◆ Task description: Search the data below for "this"; list each line that holds it.

Rows from a dataset of charts and code:
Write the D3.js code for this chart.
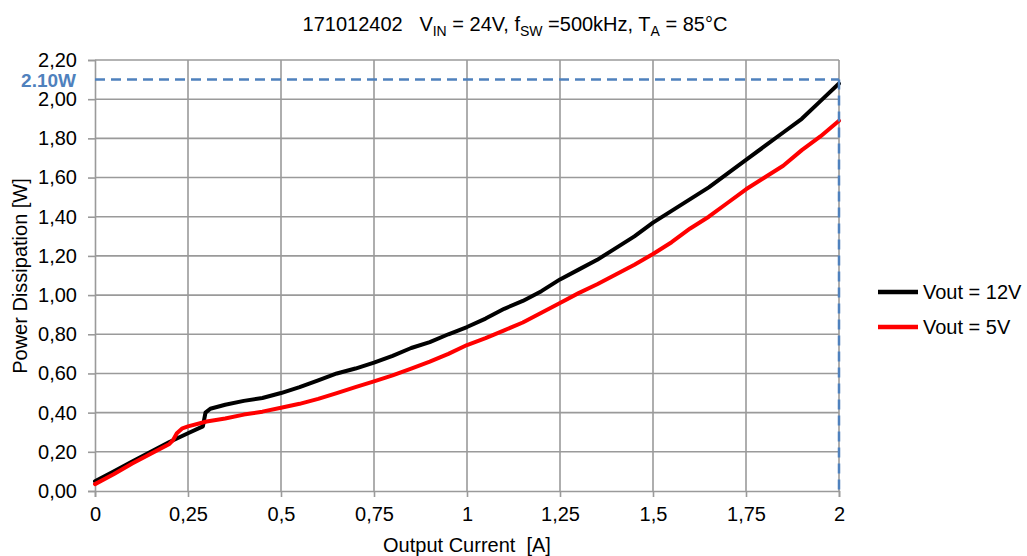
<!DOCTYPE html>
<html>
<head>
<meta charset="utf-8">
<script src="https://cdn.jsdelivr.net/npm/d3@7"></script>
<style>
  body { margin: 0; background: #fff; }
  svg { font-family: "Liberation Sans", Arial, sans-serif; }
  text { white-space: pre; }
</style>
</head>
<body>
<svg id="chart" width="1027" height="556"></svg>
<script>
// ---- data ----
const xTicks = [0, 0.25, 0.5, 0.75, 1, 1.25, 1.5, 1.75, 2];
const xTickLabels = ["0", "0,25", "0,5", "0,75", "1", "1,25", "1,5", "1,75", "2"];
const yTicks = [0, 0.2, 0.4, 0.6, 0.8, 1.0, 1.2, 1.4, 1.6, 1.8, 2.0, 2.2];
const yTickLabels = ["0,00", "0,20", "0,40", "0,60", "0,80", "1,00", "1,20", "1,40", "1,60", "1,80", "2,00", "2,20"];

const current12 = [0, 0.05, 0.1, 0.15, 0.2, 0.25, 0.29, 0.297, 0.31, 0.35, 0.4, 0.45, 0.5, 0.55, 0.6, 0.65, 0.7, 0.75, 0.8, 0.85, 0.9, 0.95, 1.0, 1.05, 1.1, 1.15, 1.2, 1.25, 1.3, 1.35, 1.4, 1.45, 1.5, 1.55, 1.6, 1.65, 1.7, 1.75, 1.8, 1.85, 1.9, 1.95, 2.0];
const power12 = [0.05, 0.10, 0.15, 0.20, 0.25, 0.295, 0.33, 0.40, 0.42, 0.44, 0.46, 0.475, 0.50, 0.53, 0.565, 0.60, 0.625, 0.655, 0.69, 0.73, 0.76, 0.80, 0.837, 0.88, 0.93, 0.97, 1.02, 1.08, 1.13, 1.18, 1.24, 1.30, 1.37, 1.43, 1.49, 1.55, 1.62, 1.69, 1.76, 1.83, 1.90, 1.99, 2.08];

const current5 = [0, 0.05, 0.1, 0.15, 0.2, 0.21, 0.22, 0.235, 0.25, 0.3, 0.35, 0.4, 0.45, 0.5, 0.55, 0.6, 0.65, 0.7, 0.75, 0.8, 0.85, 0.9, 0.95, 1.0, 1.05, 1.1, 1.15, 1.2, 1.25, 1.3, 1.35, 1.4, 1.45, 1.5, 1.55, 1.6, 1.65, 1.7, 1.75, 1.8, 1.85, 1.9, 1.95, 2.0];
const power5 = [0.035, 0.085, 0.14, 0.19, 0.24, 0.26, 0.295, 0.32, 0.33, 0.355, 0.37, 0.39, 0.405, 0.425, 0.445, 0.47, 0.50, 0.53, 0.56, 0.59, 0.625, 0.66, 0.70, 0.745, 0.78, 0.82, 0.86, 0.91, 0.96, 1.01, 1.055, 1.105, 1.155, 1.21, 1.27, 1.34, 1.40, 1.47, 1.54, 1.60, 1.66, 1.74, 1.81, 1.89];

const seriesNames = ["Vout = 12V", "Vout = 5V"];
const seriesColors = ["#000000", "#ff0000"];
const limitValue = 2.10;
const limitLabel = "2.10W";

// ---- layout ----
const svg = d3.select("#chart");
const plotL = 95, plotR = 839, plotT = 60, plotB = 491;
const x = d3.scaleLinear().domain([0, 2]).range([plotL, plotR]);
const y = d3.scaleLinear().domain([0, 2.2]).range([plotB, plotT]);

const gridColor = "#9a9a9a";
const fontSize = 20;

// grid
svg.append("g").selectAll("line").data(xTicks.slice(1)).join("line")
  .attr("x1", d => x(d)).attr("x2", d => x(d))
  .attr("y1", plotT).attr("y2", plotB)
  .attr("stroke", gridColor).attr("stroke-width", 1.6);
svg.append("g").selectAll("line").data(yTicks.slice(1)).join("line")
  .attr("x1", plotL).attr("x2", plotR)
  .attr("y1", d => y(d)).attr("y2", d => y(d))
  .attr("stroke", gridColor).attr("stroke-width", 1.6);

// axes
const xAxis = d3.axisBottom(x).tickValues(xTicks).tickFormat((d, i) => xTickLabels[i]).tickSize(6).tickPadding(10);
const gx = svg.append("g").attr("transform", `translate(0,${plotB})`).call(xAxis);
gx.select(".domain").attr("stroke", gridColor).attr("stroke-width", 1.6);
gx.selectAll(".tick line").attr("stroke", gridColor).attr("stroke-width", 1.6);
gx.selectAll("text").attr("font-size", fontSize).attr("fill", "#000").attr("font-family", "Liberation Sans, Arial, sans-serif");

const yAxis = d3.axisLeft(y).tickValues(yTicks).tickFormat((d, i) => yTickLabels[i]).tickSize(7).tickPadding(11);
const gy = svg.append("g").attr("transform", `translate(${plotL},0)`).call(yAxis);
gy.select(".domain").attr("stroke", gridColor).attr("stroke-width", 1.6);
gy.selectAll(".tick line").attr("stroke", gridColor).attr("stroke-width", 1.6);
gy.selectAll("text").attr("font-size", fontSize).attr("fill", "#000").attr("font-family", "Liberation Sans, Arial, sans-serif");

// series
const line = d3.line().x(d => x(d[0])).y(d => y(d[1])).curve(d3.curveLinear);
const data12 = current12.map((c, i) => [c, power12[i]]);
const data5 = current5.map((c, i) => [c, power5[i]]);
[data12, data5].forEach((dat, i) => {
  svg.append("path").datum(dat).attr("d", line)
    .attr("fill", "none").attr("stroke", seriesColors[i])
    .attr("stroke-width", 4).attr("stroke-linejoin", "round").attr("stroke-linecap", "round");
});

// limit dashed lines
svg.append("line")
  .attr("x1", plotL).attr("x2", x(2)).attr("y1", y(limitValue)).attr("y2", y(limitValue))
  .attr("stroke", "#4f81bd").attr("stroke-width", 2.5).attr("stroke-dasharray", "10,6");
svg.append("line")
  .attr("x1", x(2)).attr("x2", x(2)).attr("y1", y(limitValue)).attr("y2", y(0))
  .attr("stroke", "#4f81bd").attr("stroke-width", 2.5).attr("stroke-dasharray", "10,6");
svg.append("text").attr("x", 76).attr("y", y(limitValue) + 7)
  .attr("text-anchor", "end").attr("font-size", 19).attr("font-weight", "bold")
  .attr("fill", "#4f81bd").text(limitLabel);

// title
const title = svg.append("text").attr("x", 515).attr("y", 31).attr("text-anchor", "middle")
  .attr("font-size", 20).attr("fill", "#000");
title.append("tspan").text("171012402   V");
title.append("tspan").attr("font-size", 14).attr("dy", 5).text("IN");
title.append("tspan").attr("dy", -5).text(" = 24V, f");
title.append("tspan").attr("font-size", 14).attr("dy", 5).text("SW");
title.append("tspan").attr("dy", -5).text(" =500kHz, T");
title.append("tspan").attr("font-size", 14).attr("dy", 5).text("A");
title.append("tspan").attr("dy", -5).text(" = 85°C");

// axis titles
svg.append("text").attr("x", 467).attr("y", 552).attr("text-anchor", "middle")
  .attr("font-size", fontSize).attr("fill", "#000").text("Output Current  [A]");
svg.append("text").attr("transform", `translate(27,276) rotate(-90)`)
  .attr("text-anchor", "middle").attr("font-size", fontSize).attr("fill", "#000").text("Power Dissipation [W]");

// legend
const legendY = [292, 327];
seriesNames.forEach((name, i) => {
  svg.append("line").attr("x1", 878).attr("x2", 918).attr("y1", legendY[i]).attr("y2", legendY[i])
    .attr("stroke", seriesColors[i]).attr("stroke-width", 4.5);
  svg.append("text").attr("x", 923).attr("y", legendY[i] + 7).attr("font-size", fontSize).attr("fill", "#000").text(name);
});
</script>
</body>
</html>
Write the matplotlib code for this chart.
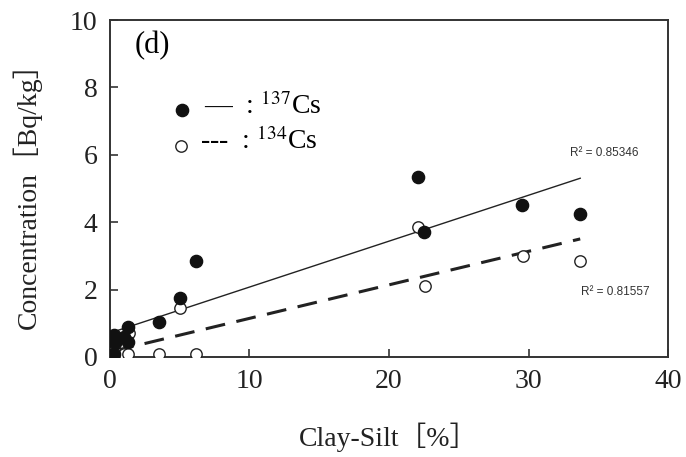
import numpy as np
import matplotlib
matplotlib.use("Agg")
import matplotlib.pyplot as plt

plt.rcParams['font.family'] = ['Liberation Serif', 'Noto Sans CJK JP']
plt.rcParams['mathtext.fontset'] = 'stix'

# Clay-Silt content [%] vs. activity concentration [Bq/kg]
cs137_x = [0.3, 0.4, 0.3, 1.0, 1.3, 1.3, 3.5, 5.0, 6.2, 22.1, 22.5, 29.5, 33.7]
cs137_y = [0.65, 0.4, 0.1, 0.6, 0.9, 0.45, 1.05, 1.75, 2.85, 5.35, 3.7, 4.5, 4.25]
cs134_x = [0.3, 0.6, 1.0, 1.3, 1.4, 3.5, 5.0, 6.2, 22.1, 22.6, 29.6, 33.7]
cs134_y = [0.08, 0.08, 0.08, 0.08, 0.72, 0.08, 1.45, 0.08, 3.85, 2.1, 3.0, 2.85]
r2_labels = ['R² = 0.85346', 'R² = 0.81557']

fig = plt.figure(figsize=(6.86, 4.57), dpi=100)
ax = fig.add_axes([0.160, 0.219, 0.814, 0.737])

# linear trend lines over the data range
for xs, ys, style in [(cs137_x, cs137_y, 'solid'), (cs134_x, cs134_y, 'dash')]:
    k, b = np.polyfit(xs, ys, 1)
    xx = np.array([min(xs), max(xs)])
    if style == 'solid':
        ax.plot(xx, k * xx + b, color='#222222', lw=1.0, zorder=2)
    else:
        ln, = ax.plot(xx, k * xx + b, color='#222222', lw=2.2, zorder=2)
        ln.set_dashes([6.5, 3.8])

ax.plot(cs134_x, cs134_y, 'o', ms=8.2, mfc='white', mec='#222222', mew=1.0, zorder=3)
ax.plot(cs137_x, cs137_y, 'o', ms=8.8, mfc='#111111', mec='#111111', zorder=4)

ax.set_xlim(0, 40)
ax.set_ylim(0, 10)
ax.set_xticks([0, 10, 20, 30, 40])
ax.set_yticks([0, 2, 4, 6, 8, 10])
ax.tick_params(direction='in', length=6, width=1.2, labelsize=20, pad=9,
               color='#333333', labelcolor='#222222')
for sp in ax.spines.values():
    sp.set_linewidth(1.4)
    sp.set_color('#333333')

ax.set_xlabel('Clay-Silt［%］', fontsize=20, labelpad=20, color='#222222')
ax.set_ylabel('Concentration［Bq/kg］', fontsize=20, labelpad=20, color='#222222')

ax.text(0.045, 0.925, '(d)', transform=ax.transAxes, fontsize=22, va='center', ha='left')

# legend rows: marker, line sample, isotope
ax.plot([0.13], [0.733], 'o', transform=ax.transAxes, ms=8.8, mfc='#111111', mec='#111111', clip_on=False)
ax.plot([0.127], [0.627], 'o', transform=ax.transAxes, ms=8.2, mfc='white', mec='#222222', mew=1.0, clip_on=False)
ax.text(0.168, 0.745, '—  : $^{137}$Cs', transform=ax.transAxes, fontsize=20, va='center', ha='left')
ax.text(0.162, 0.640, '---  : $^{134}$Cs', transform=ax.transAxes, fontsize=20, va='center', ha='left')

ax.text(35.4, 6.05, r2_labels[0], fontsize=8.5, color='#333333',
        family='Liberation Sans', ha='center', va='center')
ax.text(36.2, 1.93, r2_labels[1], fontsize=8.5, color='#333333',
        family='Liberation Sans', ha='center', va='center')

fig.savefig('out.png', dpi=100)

◆ Written answer:
Write the D3.js code for this chart.
Write the matplotlib code for this chart.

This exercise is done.